3. Where should Australia focus its energy when it comes to engaging India on regional security issues?

I think the obvious place to start with India is around maritime security. The geography lends itself to that—India is looking east under their policy setting and is seeking to play a larger role in the Pacific Ocean, as well as the Indian Ocean. India has a clear interest in ensuring that the regional order remains based on open economic institutions, a stable geopolitical environment and freedom of navigation. They’re very heavily invested in that order, and I think India is looking for ways to play a greater role in upholding it. So, I think there’s scope to work with India, for example, in anti-submarine warfare in the approaches to the Southeast Asia straits,  as well as on humanitarian assistance and disaster relief and intelligence, reconnaissance and surveillance.

4. You were a strong advocate for Australia to choose Japan to build our future submarines. How do you view France’s success in the CEP?

We can only take the Government’s word for it that the decision to proceed with France as Australia’s international submarine partner has a sound technical basis and presents an acceptable level of risk in terms of cost, schedule and capability. I’m personally not convinced on the decision given the pre-election timing, the challenge of converting a hull designed to be nuclear powered to conventional use, and Australia’s last unhappy experience partnering with a European submarine designer to produce the Collins-class.

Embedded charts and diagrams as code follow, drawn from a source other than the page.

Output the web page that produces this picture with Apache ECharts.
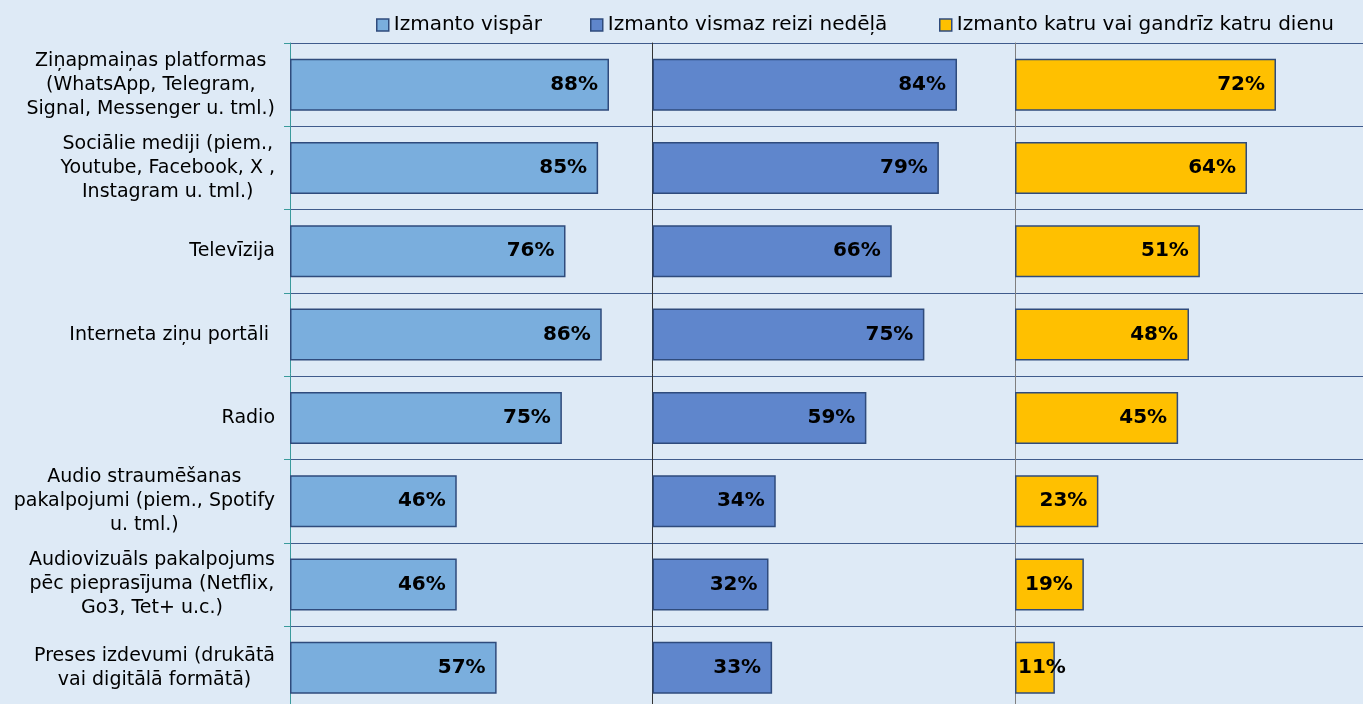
<!DOCTYPE html>
<html><head><meta charset="utf-8">
<script src="https://cdn.jsdelivr.net/npm/echarts@6/dist/echarts.min.js"></script>
<style>html,body{margin:0;padding:0;background:#deeaf6}#c{width:1363px;height:704px}</style>
</head><body><div id="c"></div><script>
const categories = [
  'Ziņapmaiņas platformas\n(WhatsApp, Telegram,\nSignal, Messenger u. tml.)',
  'Sociālie mediji (piem.,\nYoutube, Facebook, X ,\nInstagram u. tml.)',
  'Televīzija',
  'Interneta ziņu portāli ',
  'Radio',
  'Audio straumēšanas\npakalpojumi (piem., Spotify\nu. tml.)',
  'Audiovizuāls pakalpojums\npēc pieprasījuma (Netflix,\nGo3, Tet+ u.c.)',
  'Preses izdevumi (drukātā\nvai digitālā formātā)'
];
const seriesNames = ['Izmanto vispār', 'Izmanto vismaz reizi nedēļā', 'Izmanto katru vai gandrīz katru dienu'];
const useAny = [88, 85, 76, 86, 75, 46, 46, 57];
const useWeekly = [84, 79, 66, 75, 59, 34, 32, 33];
const useDaily = [72, 64, 51, 48, 45, 23, 19, 11];

const values = [useAny, useWeekly, useDaily];
const colors = ['#7aaedd', '#5f86cc', '#ffc000'];
const axisColors = ['#3a9a9c', '#333333', '#7f7f7f'];
const FONT = 'DejaVu Sans';
const gridLefts = [290, 652.5, 1015];
const legendLefts = [376, 590, 939];

const chart = echarts.init(document.getElementById('c'));
chart.setOption({
  backgroundColor: '#deeaf6',
  animation: false,
  textStyle: { fontFamily: FONT },
  legend: seriesNames.map((n, i) => ({
    data: [n], left: legendLefts[i], top: 15, padding: 0, itemWidth: 12, itemHeight: 12,
    icon: 'rect',
    itemStyle: { borderColor: '#2f4b7c', borderWidth: 1.5 },
    textStyle: { fontFamily: FONT, fontSize: 20, color: '#000' }
  })),
  grid: gridLefts.map(l => ({ left: l, top: 43, width: 362.5, height: 666.5, outerBoundsMode: 'none', containLabel: false })),
  xAxis: [0, 1, 2].map(i => ({ gridIndex: i, type: 'value', min: 0, max: 100, show: false })),
  yAxis: [0, 1, 2].map(i => ({
    gridIndex: i, type: 'category', data: categories, inverse: true,
    axisLine: { show: true, lineStyle: { color: axisColors[i], width: 1 } },
    axisTick: { show: i === 0, length: 6, lineStyle: { color: axisColors[0] } },
    axisLabel: {
      show: i === 0, margin: 15, align: 'right',
      formatter: v => v.split('\n').map(s => '{a|' + s + '}').join('\n'),
      rich: { a: { fontFamily: FONT, fontSize: 19, lineHeight: 24, align: 'center', color: '#000' } }
    },
    splitLine: { show: true, lineStyle: { color: '#3f5b8c', width: 1 } }
  })),
  series: values.map((vals, i) => ({
    name: seriesNames[i], type: 'bar', xAxisIndex: i, yAxisIndex: i,
    barWidth: 52,
    itemStyle: { color: colors[i], borderColor: '#2f4b7c', borderWidth: 1.5 },
    label: {
      show: true, position: 'insideRight', distance: 11,
      formatter: '{c}%', color: '#000', fontFamily: FONT, fontSize: 20, fontWeight: 'bold'
    },
    data: vals.map(v => v < 15 ? { value: v, label: { position: 'insideLeft', distance: 3 } } : v)
  }))
});
</script></body></html>
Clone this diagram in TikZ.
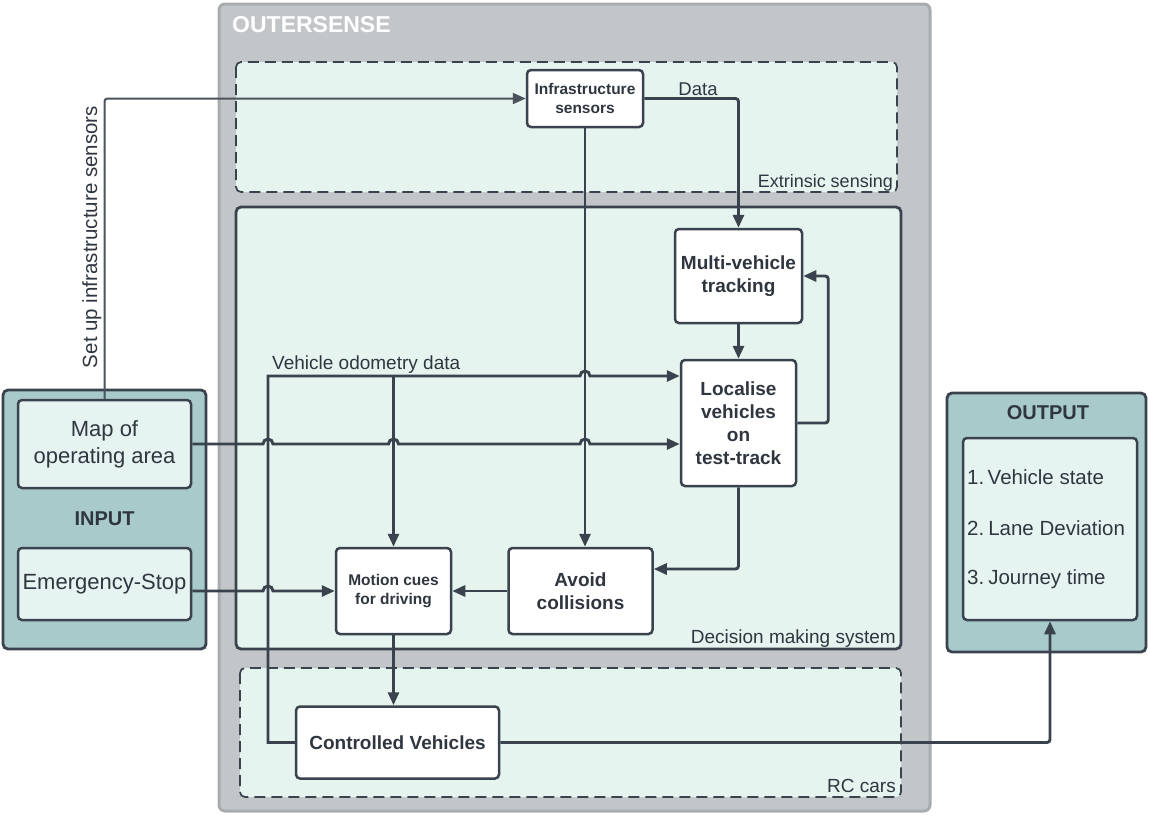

Strategically, the decision amounts to a major missed opportunity. Notwithstanding government spin, Australia shares limited strategic interests with France. Partnering with Japan would have strengthened security cooperation with Australia’s most important partner in Asia, deepened defence industrial collaboration with one of the world’s most innovative economies, and helped to reassure an increasingly anxious Japan and engage it more deeply in regional defence and security arrangements. It would also have given additional substance to trilateral strategic cooperation with the United States and contributed to greater coalition maritime capabilities in the region, boosting deterrence and helping to reduce the risk of future conflict. Instead, strategic cooperation with Japan has been set back and Tokyo has been left wondering about Australia’s reliability as a long-term defence and security partner.

5. How quickly is China challenging the balance of power in the region?

Every time western analysts have made assessments about Chinese capability development in a particular area, the Chinese have over-performed and got there sooner. So broadly, it’s moving quickly—much faster than we anticipated. But it’s not a static game, as the US isn’t just sitting there passively either. It’s strengthening its alliances, it’s shifting its force posture in Asia—increasing its presence in Southeast Asia in particular—and under the third offset strategy it’s developing a series of new capabilities designed to ensure that the US can continue to operate in more contested environments and to counter various anti-access strategies. So the balance of power is shifting, but it’s not one-way traffic. I think you can see in the rebalance the US girding itself to compete and to ensure that the region remains one which is prosperous and underpinned by open economies and free navigation.

6. What do you think is the most significant threat to global security?

Right across the spectrum, the liberal international order that’s underpinned peace and prosperity for half a century is coming under sustained challenge. Whether it’s from Russian revanchism in Europe, Iranian adventurism or Chinese assertiveness in the South China Sea—these challenges to the international order worry me most.